Should I use 'li' or 'article' for products listing?

5.7k views Asked by At

I made some research and didn’t find an appropriate answer. I’m wondering if it’s better to keep using li elements for a products listing or maybe switch to the article element?

Every product list contains 1 main image, name and price.

4

There are 4 answers

3
Alvaro Montoro On

From how you describe the product listing (image + name + price), it doesn't seem to fit the description of an article in HTML5:

The article element represents a section of content that forms an independent part of a document or site; for example, a magazine or newspaper article, or a blog entry.

Ask yourself: Will that content be independent from the rest of the page content? If you take it out of context, will it make sense by itself? If the answer is "No", then you should consider that an <article> may not be the most suitable tag.

If you have multiple products to display, a styled list (ordered or unordered) seems like the best approach for this. But check some practical cases: how do big companies do it?:

  • Amazon, Google Shopping, TMall, and Walmart use lists (ol or ul)
  • AliBaba and Ebay just uses div boxes without any type of list.
  • Taobao uses a combination of both (div for the box, and ul for the name and price)
2
n1kkou On

Just keep the li elements and add a product schema from http://schema.org for a semantic-markup

1
unor On

This is not a question of either/or.

If using ul is appropriate has nothing to do with using article or not; and if using article is appropriate has nothing to do with using ul or not.
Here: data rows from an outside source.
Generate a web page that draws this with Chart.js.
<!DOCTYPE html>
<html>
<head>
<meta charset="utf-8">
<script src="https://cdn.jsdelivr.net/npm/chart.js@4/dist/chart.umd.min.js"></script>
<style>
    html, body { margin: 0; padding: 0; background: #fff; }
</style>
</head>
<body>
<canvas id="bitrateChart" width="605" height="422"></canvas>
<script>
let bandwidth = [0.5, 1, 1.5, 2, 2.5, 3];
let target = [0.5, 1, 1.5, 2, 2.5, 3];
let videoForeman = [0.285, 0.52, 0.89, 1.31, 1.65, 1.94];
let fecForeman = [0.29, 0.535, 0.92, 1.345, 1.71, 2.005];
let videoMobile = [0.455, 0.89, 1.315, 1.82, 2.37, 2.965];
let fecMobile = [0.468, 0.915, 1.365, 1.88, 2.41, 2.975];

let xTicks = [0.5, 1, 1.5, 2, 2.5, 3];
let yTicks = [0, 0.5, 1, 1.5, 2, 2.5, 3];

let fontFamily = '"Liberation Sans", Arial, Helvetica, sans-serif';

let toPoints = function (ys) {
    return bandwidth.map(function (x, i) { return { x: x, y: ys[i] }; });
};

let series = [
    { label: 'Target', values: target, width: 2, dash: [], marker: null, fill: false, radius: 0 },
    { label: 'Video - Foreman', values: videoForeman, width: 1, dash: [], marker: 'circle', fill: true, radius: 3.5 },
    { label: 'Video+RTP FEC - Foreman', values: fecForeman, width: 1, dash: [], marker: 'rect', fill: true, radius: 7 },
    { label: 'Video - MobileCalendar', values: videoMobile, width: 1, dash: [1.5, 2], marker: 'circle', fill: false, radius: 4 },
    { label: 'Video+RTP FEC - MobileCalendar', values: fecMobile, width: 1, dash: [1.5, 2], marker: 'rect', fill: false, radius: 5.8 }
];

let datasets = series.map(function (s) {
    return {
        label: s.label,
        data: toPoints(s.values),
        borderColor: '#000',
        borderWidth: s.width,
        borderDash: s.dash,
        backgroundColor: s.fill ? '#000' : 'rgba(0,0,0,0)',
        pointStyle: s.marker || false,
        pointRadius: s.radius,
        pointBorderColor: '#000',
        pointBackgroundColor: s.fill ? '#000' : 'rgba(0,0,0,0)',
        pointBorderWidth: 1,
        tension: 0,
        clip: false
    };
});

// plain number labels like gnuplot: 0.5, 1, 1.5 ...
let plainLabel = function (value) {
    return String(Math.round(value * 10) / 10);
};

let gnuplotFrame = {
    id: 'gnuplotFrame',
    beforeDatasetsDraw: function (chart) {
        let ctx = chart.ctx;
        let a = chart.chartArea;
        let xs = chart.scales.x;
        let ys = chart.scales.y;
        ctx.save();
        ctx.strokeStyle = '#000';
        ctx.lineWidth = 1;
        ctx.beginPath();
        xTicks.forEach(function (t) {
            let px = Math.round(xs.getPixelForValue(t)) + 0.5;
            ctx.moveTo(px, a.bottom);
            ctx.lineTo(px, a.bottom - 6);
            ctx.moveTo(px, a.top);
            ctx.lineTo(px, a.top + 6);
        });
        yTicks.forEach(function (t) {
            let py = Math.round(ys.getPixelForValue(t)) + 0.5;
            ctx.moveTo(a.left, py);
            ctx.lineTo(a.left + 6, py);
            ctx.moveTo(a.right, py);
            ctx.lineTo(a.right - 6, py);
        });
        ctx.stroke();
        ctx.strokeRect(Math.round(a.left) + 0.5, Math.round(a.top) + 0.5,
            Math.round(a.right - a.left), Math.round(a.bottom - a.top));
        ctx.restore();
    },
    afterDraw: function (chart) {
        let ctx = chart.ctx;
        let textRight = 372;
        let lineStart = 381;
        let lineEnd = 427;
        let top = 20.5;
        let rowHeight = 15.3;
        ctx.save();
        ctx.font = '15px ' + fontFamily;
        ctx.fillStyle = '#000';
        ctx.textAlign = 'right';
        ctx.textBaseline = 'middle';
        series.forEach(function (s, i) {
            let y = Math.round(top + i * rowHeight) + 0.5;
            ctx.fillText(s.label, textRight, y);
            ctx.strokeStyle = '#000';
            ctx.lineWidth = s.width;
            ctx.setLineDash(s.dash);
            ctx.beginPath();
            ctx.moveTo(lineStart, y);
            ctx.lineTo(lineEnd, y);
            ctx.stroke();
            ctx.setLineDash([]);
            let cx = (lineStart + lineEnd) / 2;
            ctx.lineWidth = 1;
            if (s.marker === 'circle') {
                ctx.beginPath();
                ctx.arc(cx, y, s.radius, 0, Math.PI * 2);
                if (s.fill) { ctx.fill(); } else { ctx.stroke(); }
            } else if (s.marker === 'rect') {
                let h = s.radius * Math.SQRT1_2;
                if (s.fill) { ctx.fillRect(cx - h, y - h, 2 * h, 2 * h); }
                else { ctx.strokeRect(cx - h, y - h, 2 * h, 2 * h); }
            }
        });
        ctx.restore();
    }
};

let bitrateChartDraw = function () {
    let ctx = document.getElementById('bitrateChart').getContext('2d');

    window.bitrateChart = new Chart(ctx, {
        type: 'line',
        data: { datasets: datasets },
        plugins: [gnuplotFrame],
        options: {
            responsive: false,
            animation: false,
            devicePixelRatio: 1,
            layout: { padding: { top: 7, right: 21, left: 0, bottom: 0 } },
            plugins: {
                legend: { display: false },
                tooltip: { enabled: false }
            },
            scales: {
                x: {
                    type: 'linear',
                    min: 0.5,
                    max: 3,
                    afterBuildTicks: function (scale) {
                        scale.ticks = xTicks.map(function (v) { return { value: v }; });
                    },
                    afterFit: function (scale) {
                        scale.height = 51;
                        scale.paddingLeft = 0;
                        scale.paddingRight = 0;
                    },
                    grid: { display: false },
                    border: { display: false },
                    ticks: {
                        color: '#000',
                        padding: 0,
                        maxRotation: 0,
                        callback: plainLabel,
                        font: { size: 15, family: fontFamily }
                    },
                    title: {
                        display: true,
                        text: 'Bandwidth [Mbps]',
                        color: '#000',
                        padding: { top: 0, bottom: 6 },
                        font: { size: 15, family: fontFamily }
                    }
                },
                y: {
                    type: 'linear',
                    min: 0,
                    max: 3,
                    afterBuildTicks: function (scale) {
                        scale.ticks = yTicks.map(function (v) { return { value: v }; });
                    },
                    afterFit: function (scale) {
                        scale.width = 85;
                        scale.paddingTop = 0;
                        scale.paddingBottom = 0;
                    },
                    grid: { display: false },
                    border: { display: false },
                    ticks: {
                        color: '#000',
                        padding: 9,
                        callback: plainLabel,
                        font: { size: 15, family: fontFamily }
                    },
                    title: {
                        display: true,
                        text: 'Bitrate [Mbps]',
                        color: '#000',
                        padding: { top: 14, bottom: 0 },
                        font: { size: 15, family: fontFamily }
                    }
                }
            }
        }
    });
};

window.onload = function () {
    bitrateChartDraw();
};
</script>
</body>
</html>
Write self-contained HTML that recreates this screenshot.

If each product’s content matches the definition of the article element, you should use it.

If the list of products matches the definition of the ul element, you should use it.

Generally speaking, a typical web shop listing some products (or product teasers), with some content/metadata about the product, should use an article for each product. If ul should be used is more opinion-based.

1
crg On

If you read the developer.mozilla documentation about it, it says :

The HTML element represents a self-contained composition in a document, page, application, or site, which is intended to be independently distributable or reusable (e.g., in syndication). Examples include: a forum post, a magazine or newspaper article, or a blog entry, a product card, a user-submitted comment, an interactive widget or gadget, or any other independent item of content.

So a product card should be in an article tag.